The Eden Project - Beach Hut Gallery

The Big Picture

Mark tends to frame his work in a series of set styles, which allows him to use trade discounts and manage stock more effectively.  He can order large amounts of the chosen mountboard colours and whole packs of a few styles of moulding.  When individuals ask for particular mount colours or moulding styles, these are ordered on demand. As he has just invested in a new large-format, photo printer, he can anticipate getting through his stock even more  quickly.  Glass is the only item he doesn't keep in the hut, preferring to have pieces cut to order by a local glazier.  He would find it difficult to store glass safely especially as customers will often wander into the workshop from the gallery.

We are always told how important location of premises is.  For Mark, a high level of passing trade has meant that work started to come in as soon as he opened the gallery.  If anything, he has needed to be careful not to "over-promote" his work so that he can meet demand.  At one time he was literal printing and framing work to order; next year during the high season he has already anticipated the need to have stock in place ahead of orders. As business grows, he is clearly not going to rely on passing trade. He regularly attends art fairs and is beginning to achieve a good reputation for his work.  He enjoys the buzz of hearing people say to friends, "you know that picture you like, well this is where I bought it."  Apparently some of his pictures have been sent as far away as Australia.  It is at this type of market place that new customers will be found and so a large gazebo with fully printed awning is on its way with a view to attending larger and more fairs - including traditional County Shows. More advertising will also follow through local media.

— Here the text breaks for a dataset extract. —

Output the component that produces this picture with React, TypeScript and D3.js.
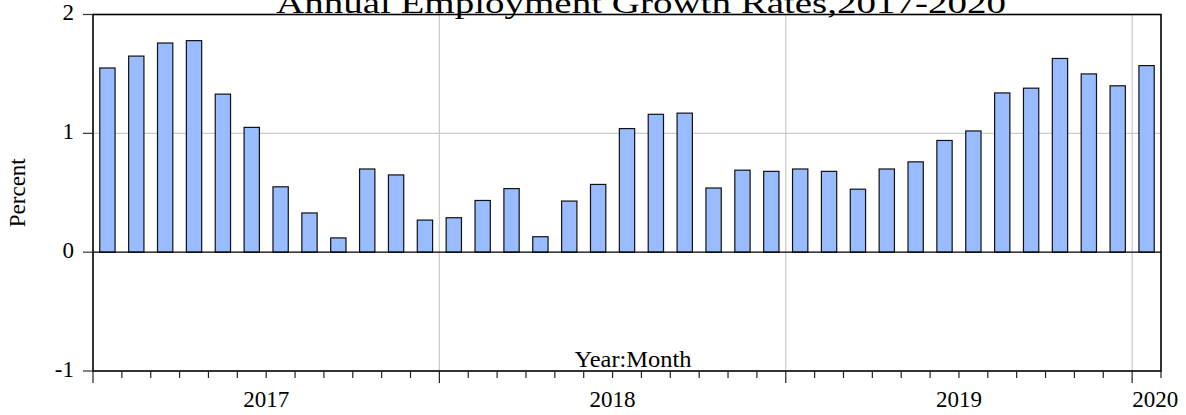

The promised website is also on its way, but is taking a little longer than intended.  Part of the problem has been that it is being produced by some college students.  This means that the work is great but with so many other things on their minds, some deadlines have had to become elasticated.  Mark has no doubt that the end result will be worth it.  As soon as it is fully running, we will include a link from the DIYframing site. Other future plans?  Three new photographers have set up in Mark's locality: rather than taking them on "High Noon" style, he is trying to establish himself as their "bespoke framer" and offer a large format printing service.

In short Mark says he is looking at a big future:

  • big framed, photos;
  • big adverts;
  • big printed gazebo;
  • big arts' fairs.

Everyone at DIYframing wishes him all the best and thanks him for taking the time to tell us his story.